-- AIM OF THE TASK --
Leave out the pictures and repeat the data exactly.

-- RECORDED DATA --
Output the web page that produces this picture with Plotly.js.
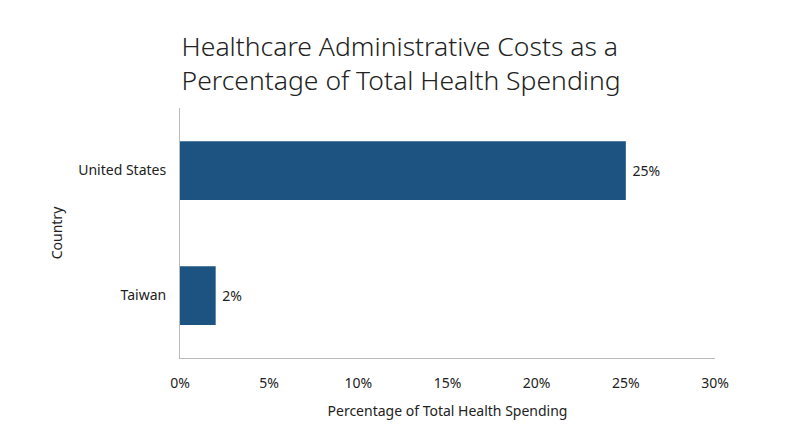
<!DOCTYPE html>
<html>
<head>
<meta charset="utf-8">
<script src="https://cdn.plot.ly/plotly-3.0.1.min.js"></script>
<style>
  html, body { margin: 0; padding: 0; background: #fff; }
  #chart { width: 800px; height: 447px; }
</style>
</head>
<body>
<div id="chart"></div>
<script>
// ── Data ──
const countries = ['Taiwan', 'United States'];
const adminCostPct = [2, 25];
const xTickVals = [0, 5, 10, 15, 20, 25, 30];
const xTickText = ['0%', '5%', '10%', '15%', '20%', '25%', '30%'];

const FONT = '"Source Sans Pro", "Noto Sans", "Open Sans", sans-serif';
const BAR_COLOR = '#1c5381';

Plotly.newPlot('chart', [{
    type: 'bar',
    orientation: 'h',
    y: countries,
    x: adminCostPct,
    text: adminCostPct.map(v => ' ' + v + '%'),
    textposition: 'outside',
    cliponaxis: false,
    textfont: { family: FONT, size: 14, color: '#222' },
    marker: { color: BAR_COLOR },
    hoverinfo: 'skip',
}], {
    width: 800,
    height: 447,
    paper_bgcolor: '#fff',
    plot_bgcolor: '#fff',
    margin: { l: 180, r: 85, t: 108, b: 89 },
    bargap: 0.53,
    showlegend: false,
    font: { family: FONT, size: 14, color: '#222' },
    title: {
        text: 'Healthcare Administrative Costs as a<br>Percentage of Total Health Spending',
        font: { family: FONT, size: 26.5, color: '#222', weight: 300 },
        x: 0.227,
        xanchor: 'left',
        y: 0.875,
        yanchor: 'top',
    },
    xaxis: {
        range: [0, 30],
        tickvals: xTickVals,
        ticktext: xTickText,
        showgrid: false,
        zeroline: false,
        showline: true,
        linecolor: '#bbb',
        linewidth: 1,
        ticks: '',
        ticklabelstandoff: 12,
        tickfont: { size: 14, color: '#222' },
        title: { text: 'Percentage of Total Health Spending', font: { size: 14, color: '#222' }, standoff: 15 },
    },
    yaxis: {
        range: [-0.5, 1.5],
        showgrid: false,
        zeroline: false,
        showline: true,
        linecolor: '#bbb',
        linewidth: 1,
        ticks: '',
        ticklabelstandoff: 10,
        tickfont: { size: 14, color: '#222' },
        title: { text: 'Country', font: { size: 14, color: '#222' }, standoff: 12 },
    },
}, { displayModeBar: false, responsive: false });
</script>
</body>
</html>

-- IN RESPONSE --
Output the web page that produces this picture with Plotly.js.
<!DOCTYPE html>
<html>
<head>
<meta charset="utf-8">
<script src="https://cdn.plot.ly/plotly-3.0.1.min.js"></script>
<style>
  html, body { margin: 0; padding: 0; background: #fff; }
  #chart { width: 800px; height: 447px; }
</style>
</head>
<body>
<div id="chart"></div>
<script>
// ── Data ──
const countries = ['Taiwan', 'United States'];
const adminCostPct = [2, 25];
const xTickVals = [0, 5, 10, 15, 20, 25, 30];
const xTickText = ['0%', '5%', '10%', '15%', '20%', '25%', '30%'];

const FONT = '"Source Sans Pro", "Noto Sans", "Open Sans", sans-serif';
const BAR_COLOR = '#1c5381';

Plotly.newPlot('chart', [{
    type: 'bar',
    orientation: 'h',
    y: countries,
    x: adminCostPct,
    text: adminCostPct.map(v => ' ' + v + '%'),
    textposition: 'outside',
    cliponaxis: false,
    textfont: { family: FONT, size: 14, color: '#222' },
    marker: { color: BAR_COLOR },
    hoverinfo: 'skip',
}], {
    width: 800,
    height: 447,
    paper_bgcolor: '#fff',
    plot_bgcolor: '#fff',
    margin: { l: 180, r: 85, t: 108, b: 89 },
    bargap: 0.53,
    showlegend: false,
    font: { family: FONT, size: 14, color: '#222' },
    title: {
        text: 'Healthcare Administrative Costs as a<br>Percentage of Total Health Spending',
        font: { family: FONT, size: 26.5, color: '#222', weight: 300 },
        x: 0.227,
        xanchor: 'left',
        y: 0.875,
        yanchor: 'top',
    },
    xaxis: {
        range: [0, 30],
        tickvals: xTickVals,
        ticktext: xTickText,
        showgrid: false,
        zeroline: false,
        showline: true,
        linecolor: '#bbb',
        linewidth: 1,
        ticks: '',
        ticklabelstandoff: 12,
        tickfont: { size: 14, color: '#222' },
        title: { text: 'Percentage of Total Health Spending', font: { size: 14, color: '#222' }, standoff: 15 },
    },
    yaxis: {
        range: [-0.5, 1.5],
        showgrid: false,
        zeroline: false,
        showline: true,
        linecolor: '#bbb',
        linewidth: 1,
        ticks: '',
        ticklabelstandoff: 10,
        tickfont: { size: 14, color: '#222' },
        title: { text: 'Country', font: { size: 14, color: '#222' }, standoff: 12 },
    },
}, { displayModeBar: false, responsive: false });
</script>
</body>
</html>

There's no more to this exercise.